8. “I should be a postage stamp. That’s the only way I’ll ever get licked.”
9. ”He’s (Sonny Liston) too ugly to be the world champ. The world champ should be pretty like me!”
10. “I’ve wrestled with alligators. I’ve tussled with a whale. I done handcuffed lightning. And throw thunder in jail.”
Muhammad Ali could boast like this because he was truly the greatest boxer—maybe the greatest athlete—in the world for a long span of time. Then he got beat. By someone who few people had ever heard of.
The kingdom of God doesn’t work like the sporting world. Jesus smashes the idea that we can somehow achieve greatness by the things we bring to the table. He teaches that the greatest people (according to the world) will be the least in the kingdom, and that the least will be the greatest. He takes a child and stands him or her in front of all the important disciples and church leaders and says, “Unless you become like this child, you can’t even have a piece of the kingdom of heaven” (Matthew 18:3).
Isaiah 64:6 reminds us that even our righteousness, the very best we have to bring to the table, is nothing more than a filthy rag. We have nothing at all to brag about. All we can do is be thankful that we are forgiven and accepted in the Kingdom. Not because of what we have done, but because of what He has done and is doing for us.
Recalibrate: How has God’s grace rescued you from thinking too highly of yourself?
Respond: Pray for a childlike faith that will lead you to a deeper appreciation for others.
Research: Read The Desire of Ages, Chapter 48, “Who is the Greatest?” (Hint: It’s not Muhammad Ali!)

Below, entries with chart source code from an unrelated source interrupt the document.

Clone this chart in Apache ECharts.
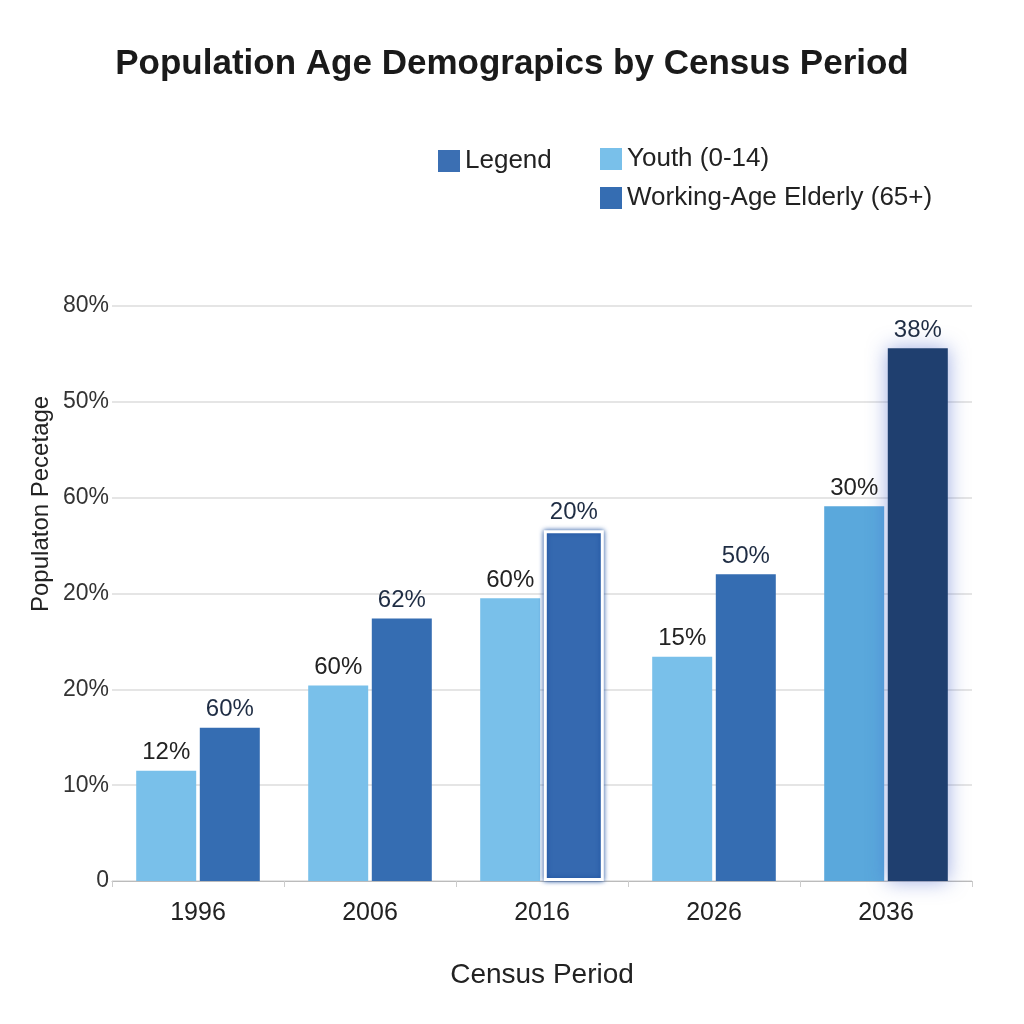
<!DOCTYPE html>
<html><head><meta charset="utf-8">
<script src="https://cdn.jsdelivr.net/npm/echarts@6/dist/echarts.min.js"></script>
<style>html,body{margin:0;padding:0;background:#fff}#c{width:1024px;height:1024px}</style>
</head><body><div id="c"></div>
<script>
// Data (bar heights in axis grid steps; the picture's tick labels are irregular)
const categories = ['1996', '2006', '2016', '2026', '2036'];
const yTickLabels = ['0', '10%', '20%', '20%', '60%', '50%', '80%'];
const youthValues = [1.15, 2.04, 2.95, 2.34, 3.91];
const elderlyValues = [1.60, 2.74, 3.66, 3.20, 5.56];
const youthLabels = ['12%', '60%', '60%', '15%', '30%'];
const elderlyLabels = ['60%', '62%', '20%', '50%', '38%'];

const FONT = '"Liberation Sans", Arial, sans-serif';
const chart = echarts.init(document.getElementById('c'));

const youthData = youthValues.map((v, i) => {
  const d = { value: v };
  if (i === 4) d.itemStyle = { color: '#5aa8dc' };
  return d;
});
const elderlyData = elderlyValues.map((v, i) => {
  const d = { value: v };
  if (i === 2) d.itemStyle = { color: '#3569b0', borderColor: '#ffffff', borderWidth: 3, shadowColor: '#1d4f9e', shadowBlur: 5 };
  if (i === 4) d.itemStyle = { color: '#1f3f6f', shadowColor: 'rgba(60,90,200,0.5)', shadowBlur: 20 };
  return d;
});

chart.setOption({
  animation: false,
  backgroundColor: '#ffffff',
  title: {
    text: 'Population Age Demograpics by Census Period',
    left: 'center', top: 42,
    textStyle: { fontFamily: FONT, fontSize: 35, fontWeight: 'bold', color: '#1a1a1a' }
  },
  legend: [
    {
      data: ['Legend'], left: 433, top: 143, itemWidth: 22, itemHeight: 22, itemGap: 8, icon: 'rect',
      textStyle: { fontFamily: FONT, fontSize: 26, color: '#222' }, selectedMode: false
    },
    {
      data: ['Youth (0-14)', 'Working-Age Elderly (65+)'], orient: 'vertical', left: 595, top: 141,
      itemWidth: 22, itemHeight: 22, itemGap: 13, icon: 'rect',
      textStyle: { fontFamily: FONT, fontSize: 26, color: '#222' }, selectedMode: false
    }
  ],
  grid: { left: 112, right: 52, top: 306, bottom: 143, containLabel: false },
  xAxis: {
    type: 'category', data: categories,
    axisLine: { lineStyle: { color: '#bbbbbb' } },
    axisTick: { show: true, alignWithLabel: false, lineStyle: { color: '#cccccc' }, length: 6 },
    axisLabel: { fontFamily: FONT, fontSize: 25, color: '#222', margin: 20 },
    name: 'Census Period', nameLocation: 'middle', nameGap: 80,
    nameTextStyle: { fontFamily: FONT, fontSize: 28, color: '#222' }
  },
  yAxis: {
    type: 'value', min: 0, max: 6, interval: 1,
    axisLine: { show: false }, axisTick: { show: false },
    splitLine: { lineStyle: { color: '#dddddd', width: 1.5 } },
    axisLabel: {
      fontFamily: FONT, fontSize: 23, color: '#333', margin: 3,
      formatter: v => yTickLabels[Math.round(v)]
    }
  },
  graphic: [{
    type: 'text', rotation: Math.PI / 2, x: 29, y: 612,
    style: { text: 'Populaton Pecetage', fontFamily: FONT, fontSize: 24, fill: '#222' }
  }],
  series: [
    {
      name: 'Legend', type: 'bar', data: [], itemStyle: { color: '#3b6fb3' }
    },
    {
      name: 'Youth (0-14)', type: 'bar', data: youthData, barWidth: 60, barGap: '6%',
      itemStyle: { color: '#79c0ea' },
      label: { show: true, position: 'top', distance: 6, fontFamily: FONT, fontSize: 24, color: '#222',
        formatter: p => youthLabels[p.dataIndex] }
    },
    {
      name: 'Working-Age Elderly (65+)', type: 'bar', data: elderlyData, barWidth: 60,
      itemStyle: { color: '#356db2' },
      label: { show: true, position: 'top', distance: 6, fontFamily: FONT, fontSize: 24, color: '#1f2d44',
        formatter: p => elderlyLabels[p.dataIndex] }
    }
  ]
});
</script></body></html>
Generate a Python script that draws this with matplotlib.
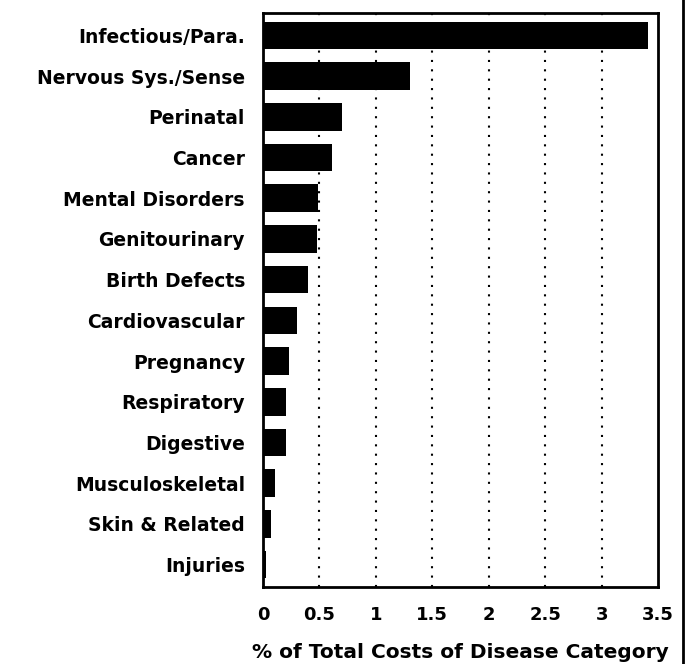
import numpy as np
import matplotlib
matplotlib.use("Agg")
import matplotlib.pyplot as plt
from matplotlib.lines import Line2D

categories = ["Infectious/Para.", "Nervous Sys./Sense", "Perinatal", "Cancer",
              "Mental Disorders", "Genitourinary", "Birth Defects", "Cardiovascular",
              "Pregnancy", "Respiratory", "Digestive", "Musculoskeletal",
              "Skin & Related", "Injuries"]
pct_costs = [3.41, 1.30, 0.70, 0.61, 0.49, 0.48, 0.40, 0.30, 0.23, 0.20, 0.20,
             0.11, 0.07, 0.03]
xticks = [0, 0.5, 1, 1.5, 2, 2.5, 3, 3.5]
xtick_labels = ["0", "0.5", "1", "1.5", "2", "2.5", "3", "3.5"]

fig = plt.figure(figsize=(6.93, 6.64), dpi=100)
ax = fig.add_axes([263/693, 1 - 587/664, (658 - 263)/693, (587 - 13)/664])

ypos = np.arange(len(categories))
ax.barh(ypos, pct_costs, height=0.68, color="black", zorder=3)
ax.set_ylim(len(categories) - 0.5 + 0.05, -0.5 - 0.05)
ax.set_xlim(0, 3.5)

ax.set_yticks(ypos)
ax.set_yticklabels(categories, fontsize=13.5, fontweight="heavy")
ax.set_xticks(xticks)
ax.set_xticklabels(xtick_labels, fontsize=13, fontweight="heavy")
ax.tick_params(axis="y", length=0, pad=13)
ax.tick_params(axis="x", length=0, pad=14)

for x in xticks[1:-1]:
    ax.axvline(x, color="black", linestyle=(0, (1, 3.5)), linewidth=1.5, zorder=1)

for s in ax.spines.values():
    s.set_linewidth(2)

ax.set_xlabel("% of Total Costs of Disease Category", fontsize=14.5,
              fontweight="heavy", labelpad=13)

# border line on the right edge of the page
fig.add_artist(Line2D([683/693, 683/693], [0, 1], color="black", linewidth=2,
                      transform=fig.transFigure))

fig.savefig("out.png", dpi=100)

Remember: “Abraham believed God, and it was credited to him as righteousness” (Romans 4:3, NIV).
Mark Witas is the lead pastor at Pacific Union College Church in Angwin, CA. Originally from the Pacific Northwest, Mark has served as a youth pastor, Bible teacher, college and academy chaplain, and lead pastor in the United States and Canada for the last 33 years. He has also authored four books: Born Chosen, Live Out Loud, Portals, and Just Jesus.
Jumping off things into the arms of someone who loves you is so much fun. Start with something small, like a curb, and hold your little one’s hand as you jump off together. If your child is ready for a higher platform you can try a chair or a park bench—let your child jump and be ready to catch them. Always say, “Let’s do this together, I’ve got you!” Go on an adventure. Find places to explore together, help your little one along. God says to us always “Let’s do this together, I’ve got you. Believe in Me and everything will be all right!”
Make an obstacle course out of things around your house. You can line up chairs to use as a tunnel. Place pillows as stepping stones and brooms across chairs to step over. When your obstacle course is finished, ask a friend or family member to blindfold you, spin you around four times, and then guide you through the course. Take turns—give them your blindfold and this time you help guide them through. Did you believe your friend would help you through the obstacle course or were you worried they would make it more difficult for you? Believing that God knows what is ahead and has a plan to get us through life is a choice we can make every day. What obstacles are you facing that you would like God to help you through?
When I was growing up, skateboarding was my life. I did it every day, every moment I could. I hated going to the skatepark though. Every time I went, I was reminded of how terrible I was at skateboarding. The reason I was so bad is that instead of having fun and skateboarding my heart out, I spent all my time comparing myself to the other skaters. Many of us have been conditioned to live this way. We spend so much time trying to be the greatest and the best. Today I find encouragement in the fact that the Kingdom of Heaven is different than the kingdom of this world. I don’t have to be the greatest or the best at anything. I just need to know the One who is the greatest of all time! Jesus calls us to rest in what He has done. He is the greatest, He is the best, He has done it all.